Perkembangan suatu peradabadan tak lepas dari kegiatan baca, tulis, dan hitung. Transfer informasi yang demikian cepat seperti sekarang diawali dengan coretan-coretan di dinding goa. kegiatan mengabadikan suatu pengalaman, peristiwa, maupun penelitian sudah dilakukan jauh sebelum mesin cetak ditemukan.
Namun, apa yang terjadi jika tulisan berupa pengalaman, peristiwa, maupun penelitian?
Pengalaman mengajar di sebuah sekolah dasar saat menjalani Kuliah Kerja Nyata di Kabupaten Jeneponto membuat saya tersadar adanya beberapa anak terkendala dalam membaca. Seorang anak kelas 4 SD tak mampu membaca dengan lancar bahkan mengalami disleksia yakni ketidakmampuan mengenali huruf. Tak hanya satu orang, beberapa temannya yang seumuran ada yang kurang mampu membaca dengan baik padahal anak seusianya seharusnya sudah mampu mengarang puisi maupun cerpen.
Anak yang kurang mampu membaca seperti ini harusnya tidak dinaikkan ke kelas yang lebih tinggi. Memaksa menaikkan ke kelas yang lebih tinggi justru akan menyulitkan siswa seperti ini. Siswa ini akan kesulitan dalam memahami materi yang diajarkan oleh gurunya dan membuatnya semakin tertinggal.
Saat saya bertanya kepada salah seorang guru kenapa siswa yang kurang mampu membaca bisa sampai naik kelas. Sang guru membela diri dengan mengatakan bahwasanya itu sudah menjadi aturan. Semua siswa harus dinaikkan kelas karena sudah menjadi tuntutan katanya.
letak masalahnya justru berada pada aturan yang mereka buat. Saat mereka mendapatkan apresiasi ketika mampu membuat semua siswanya naik kelas ada siswa yang mengalami bencana. Apresiasi yang didapat hanyalah kebahagiaan semu yang akan menjadi beban di kemudian hari. Guru yang mengajar siswa yang dinaikkan dengan terpaksa karena aturan akan sangat kesulitan dalam mengajar. Guru ini akan kesulitan dalam membuat siswanya menangkap pelajaran.
Ada tiga korban dari model pengelolaan sekolah seperti ini. Pertama, siswa yang kompetensinya kurang. Mereka akan kesulitan dalam memahami materi yang diajarkan oleh gurunya. Selain itu mereka juga harus bersaing dengan siswa yang kompetensinya sudah matang. Mereka akan mengalami suatu kecemburuan saat melihat siswa yang berkompetensi mendapat apresiasi dan penguatan dari gurunya.
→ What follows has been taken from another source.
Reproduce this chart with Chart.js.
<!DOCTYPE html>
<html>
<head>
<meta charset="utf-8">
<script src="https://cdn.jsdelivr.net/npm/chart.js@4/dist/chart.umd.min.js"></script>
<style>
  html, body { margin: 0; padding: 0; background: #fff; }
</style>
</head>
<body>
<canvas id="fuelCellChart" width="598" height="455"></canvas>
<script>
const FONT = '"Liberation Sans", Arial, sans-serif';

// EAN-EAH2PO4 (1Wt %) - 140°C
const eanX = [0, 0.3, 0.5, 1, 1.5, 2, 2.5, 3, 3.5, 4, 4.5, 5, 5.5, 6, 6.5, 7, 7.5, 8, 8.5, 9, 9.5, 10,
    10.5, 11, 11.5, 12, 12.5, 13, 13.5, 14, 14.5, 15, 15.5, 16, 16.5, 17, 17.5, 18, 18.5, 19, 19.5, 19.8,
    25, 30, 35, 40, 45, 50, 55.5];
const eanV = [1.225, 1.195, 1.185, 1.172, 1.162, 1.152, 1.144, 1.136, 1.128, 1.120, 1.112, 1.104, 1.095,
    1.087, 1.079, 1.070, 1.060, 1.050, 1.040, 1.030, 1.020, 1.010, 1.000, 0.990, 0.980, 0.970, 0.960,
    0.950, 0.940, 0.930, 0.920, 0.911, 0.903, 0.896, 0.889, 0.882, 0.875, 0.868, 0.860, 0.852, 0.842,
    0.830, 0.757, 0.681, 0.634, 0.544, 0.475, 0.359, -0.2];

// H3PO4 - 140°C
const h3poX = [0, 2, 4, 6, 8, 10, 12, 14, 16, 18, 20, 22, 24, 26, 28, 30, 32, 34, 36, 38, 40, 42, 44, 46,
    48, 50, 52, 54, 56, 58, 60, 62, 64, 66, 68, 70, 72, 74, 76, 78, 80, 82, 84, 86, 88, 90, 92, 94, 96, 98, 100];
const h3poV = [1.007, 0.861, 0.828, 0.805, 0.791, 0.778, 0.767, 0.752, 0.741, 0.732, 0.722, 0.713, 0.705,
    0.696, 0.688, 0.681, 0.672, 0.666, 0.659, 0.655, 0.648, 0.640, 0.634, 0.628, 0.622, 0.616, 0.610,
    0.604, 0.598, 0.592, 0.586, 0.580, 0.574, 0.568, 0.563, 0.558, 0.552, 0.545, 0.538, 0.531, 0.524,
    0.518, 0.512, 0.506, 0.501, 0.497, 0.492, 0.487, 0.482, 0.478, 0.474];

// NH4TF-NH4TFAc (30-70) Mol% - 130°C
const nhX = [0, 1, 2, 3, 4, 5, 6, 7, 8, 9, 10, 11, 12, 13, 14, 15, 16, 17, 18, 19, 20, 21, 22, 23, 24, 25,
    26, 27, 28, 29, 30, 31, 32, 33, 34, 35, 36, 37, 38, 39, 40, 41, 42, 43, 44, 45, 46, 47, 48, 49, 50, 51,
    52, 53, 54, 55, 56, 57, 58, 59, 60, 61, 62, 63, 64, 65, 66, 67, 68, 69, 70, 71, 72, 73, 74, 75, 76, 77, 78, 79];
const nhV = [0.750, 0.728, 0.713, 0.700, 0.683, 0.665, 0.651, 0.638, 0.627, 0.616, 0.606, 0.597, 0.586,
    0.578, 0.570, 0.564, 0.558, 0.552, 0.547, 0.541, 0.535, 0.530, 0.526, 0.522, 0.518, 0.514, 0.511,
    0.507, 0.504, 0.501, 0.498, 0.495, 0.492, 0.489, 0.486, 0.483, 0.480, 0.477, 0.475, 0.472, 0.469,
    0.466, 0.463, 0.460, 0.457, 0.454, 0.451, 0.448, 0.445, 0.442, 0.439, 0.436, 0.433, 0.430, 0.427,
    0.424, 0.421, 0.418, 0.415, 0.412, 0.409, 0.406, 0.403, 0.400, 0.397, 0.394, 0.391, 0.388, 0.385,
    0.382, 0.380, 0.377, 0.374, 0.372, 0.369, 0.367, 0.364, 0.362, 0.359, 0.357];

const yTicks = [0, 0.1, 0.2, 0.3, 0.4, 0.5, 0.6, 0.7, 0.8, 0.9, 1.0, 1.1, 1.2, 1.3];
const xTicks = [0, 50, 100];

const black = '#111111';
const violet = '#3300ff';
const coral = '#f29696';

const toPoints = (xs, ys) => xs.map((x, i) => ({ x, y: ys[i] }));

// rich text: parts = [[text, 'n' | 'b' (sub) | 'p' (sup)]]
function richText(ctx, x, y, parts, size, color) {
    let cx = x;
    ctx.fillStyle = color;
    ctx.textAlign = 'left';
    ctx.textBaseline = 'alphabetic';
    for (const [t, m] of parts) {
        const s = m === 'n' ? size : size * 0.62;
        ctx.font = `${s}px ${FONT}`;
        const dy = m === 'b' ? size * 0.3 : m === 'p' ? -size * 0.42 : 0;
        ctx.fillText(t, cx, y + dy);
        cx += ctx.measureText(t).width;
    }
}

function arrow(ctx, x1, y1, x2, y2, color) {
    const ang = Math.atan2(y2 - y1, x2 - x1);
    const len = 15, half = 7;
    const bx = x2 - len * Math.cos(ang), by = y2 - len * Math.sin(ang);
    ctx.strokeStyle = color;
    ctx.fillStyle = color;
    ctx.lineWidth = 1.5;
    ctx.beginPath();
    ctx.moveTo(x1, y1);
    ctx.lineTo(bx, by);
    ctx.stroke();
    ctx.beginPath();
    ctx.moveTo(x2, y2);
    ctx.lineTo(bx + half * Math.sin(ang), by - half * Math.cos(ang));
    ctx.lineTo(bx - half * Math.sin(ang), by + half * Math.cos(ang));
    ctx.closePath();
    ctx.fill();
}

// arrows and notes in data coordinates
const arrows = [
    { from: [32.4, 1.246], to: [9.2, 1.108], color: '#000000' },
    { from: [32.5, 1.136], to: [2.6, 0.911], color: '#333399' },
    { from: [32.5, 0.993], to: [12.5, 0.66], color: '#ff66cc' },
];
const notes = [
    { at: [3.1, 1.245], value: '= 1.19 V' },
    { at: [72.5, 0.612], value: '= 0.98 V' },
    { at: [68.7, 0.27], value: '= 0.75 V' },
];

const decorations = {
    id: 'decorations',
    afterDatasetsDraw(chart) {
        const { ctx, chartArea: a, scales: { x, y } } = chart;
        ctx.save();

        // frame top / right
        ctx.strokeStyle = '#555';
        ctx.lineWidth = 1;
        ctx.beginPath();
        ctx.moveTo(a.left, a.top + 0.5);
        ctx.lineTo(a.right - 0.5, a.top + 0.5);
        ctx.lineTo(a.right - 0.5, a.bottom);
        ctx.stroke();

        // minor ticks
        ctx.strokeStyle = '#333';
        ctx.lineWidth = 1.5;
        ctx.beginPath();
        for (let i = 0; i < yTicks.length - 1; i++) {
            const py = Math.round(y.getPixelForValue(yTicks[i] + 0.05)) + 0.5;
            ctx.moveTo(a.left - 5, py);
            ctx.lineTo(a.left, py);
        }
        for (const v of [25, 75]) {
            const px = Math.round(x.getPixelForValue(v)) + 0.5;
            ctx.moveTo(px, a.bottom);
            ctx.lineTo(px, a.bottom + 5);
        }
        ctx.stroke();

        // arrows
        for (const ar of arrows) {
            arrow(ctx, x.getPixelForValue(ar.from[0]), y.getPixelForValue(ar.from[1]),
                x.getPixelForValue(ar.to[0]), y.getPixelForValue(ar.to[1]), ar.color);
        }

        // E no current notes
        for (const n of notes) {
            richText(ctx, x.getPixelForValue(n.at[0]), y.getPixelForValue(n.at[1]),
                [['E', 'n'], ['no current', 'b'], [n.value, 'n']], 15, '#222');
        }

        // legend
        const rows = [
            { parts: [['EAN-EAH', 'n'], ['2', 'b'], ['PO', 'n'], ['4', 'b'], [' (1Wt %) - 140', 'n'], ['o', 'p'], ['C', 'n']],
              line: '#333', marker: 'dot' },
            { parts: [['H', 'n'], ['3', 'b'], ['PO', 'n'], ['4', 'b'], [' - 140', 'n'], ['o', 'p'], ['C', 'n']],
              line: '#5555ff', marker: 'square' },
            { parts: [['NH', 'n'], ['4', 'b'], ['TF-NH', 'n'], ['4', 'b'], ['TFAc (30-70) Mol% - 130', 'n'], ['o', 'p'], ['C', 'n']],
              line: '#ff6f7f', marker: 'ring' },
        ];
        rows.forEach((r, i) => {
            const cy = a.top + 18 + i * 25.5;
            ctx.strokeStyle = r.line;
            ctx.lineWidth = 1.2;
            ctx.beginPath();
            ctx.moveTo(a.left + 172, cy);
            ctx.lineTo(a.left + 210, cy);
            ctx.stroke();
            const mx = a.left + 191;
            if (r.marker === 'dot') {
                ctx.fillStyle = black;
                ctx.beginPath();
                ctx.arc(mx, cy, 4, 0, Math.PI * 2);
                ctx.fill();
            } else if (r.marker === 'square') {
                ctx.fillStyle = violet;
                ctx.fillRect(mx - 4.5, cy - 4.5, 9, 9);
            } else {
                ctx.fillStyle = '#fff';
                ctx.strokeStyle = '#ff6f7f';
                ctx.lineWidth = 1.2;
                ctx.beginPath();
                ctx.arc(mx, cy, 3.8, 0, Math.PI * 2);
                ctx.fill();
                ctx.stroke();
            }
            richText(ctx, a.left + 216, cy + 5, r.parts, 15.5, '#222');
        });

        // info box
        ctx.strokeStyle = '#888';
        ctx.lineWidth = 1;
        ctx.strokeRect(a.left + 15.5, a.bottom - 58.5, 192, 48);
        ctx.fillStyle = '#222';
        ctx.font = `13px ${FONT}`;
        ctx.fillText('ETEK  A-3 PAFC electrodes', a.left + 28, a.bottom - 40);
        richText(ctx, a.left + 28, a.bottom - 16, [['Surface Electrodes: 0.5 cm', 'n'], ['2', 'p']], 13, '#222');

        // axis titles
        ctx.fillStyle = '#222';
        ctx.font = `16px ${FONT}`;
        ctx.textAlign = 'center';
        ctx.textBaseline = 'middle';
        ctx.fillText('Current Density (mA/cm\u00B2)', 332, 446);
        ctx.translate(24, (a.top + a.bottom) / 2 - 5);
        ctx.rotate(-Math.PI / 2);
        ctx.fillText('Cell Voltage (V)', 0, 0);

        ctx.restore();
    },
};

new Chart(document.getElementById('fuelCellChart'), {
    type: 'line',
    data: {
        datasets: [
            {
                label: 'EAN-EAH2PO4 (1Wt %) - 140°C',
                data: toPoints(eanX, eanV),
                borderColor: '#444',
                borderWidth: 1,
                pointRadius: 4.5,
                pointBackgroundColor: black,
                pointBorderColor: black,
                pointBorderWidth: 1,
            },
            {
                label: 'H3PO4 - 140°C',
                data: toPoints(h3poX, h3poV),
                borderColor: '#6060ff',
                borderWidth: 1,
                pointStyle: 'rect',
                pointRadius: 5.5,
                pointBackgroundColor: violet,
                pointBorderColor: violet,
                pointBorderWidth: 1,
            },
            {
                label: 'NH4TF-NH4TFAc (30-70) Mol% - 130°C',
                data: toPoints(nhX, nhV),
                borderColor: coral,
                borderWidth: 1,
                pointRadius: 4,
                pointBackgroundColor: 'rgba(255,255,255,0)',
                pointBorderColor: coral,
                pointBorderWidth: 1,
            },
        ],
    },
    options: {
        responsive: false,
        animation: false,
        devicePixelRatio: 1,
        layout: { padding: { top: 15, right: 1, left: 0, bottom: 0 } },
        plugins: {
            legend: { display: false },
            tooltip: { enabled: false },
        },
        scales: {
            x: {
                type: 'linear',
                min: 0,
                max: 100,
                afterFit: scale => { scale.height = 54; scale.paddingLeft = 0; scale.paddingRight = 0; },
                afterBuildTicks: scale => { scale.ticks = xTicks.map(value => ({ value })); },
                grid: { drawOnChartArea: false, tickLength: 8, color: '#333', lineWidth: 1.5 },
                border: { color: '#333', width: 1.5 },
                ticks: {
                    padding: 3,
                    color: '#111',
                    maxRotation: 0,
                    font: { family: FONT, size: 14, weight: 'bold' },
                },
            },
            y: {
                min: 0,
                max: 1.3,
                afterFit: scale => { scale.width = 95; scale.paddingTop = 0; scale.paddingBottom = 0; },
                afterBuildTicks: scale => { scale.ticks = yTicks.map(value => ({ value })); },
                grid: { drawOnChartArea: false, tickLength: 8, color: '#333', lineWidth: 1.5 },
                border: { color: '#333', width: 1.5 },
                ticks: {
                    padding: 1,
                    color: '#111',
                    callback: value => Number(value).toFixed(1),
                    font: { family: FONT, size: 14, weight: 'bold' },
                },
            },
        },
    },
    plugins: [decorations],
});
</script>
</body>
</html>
Akhirnya mereka mencari jalan lain untuk sekedar mencari perhatian dengan membuat gangguan-gangguan kecil dalam proses pembelajaran.
Kedua, Siswa yang kompetensinya sudah matang. Siswa ini sudah mampu menangkap pelajaran dengan cepat dan mendapatkan apresiasi serta penguatan dari guru. akan tetapi mereka akan terganggu dengan kehadiran siswa yang kurang berkompetensi. Pembelajaran akan berjalan lambat dan materi yang didapat akan lebih sedikit dari yang seharusnya.
Ketiga, Guru yang mengajar siswa yang ditempati siswa yang kurang kompeten dan yang sudah kompeten. Mereka akan kesulitan dalam penyampaian materi. Dilematis saat mau meninggalkan siswa yang kurang kompeten atau mengejar materi yang sudah disusun.
Akhirnya, model seperti ini akan menjadi semacam Zero Sum Game. Semua pihak adalah pihak yang dirugikan. Guru akan kesulitan dalam mengajar, siswa kurang kompeten akan sulit mengejar, dan siswa kompeten akan terhambat. Hasil dari model pengelolaan sekolah seperti ini akan terlihat pada nilai rata-rata Ujian Nasional.
Nilai ujian yang rendah adalah akibat dari model seperti ini. Biasanya pihak sekolah mengakali dengan berlaku curang saat pelaksanaan Ujian Nasional. Dimulai dengan mencari kunci jawaban dan menyerahkan kepada siswa hingga memaksa siswa yang kompeten untuk memberi contekan kepada siswa yang kurang kompeten agar rata-rata nilai UN sekolah tinggi.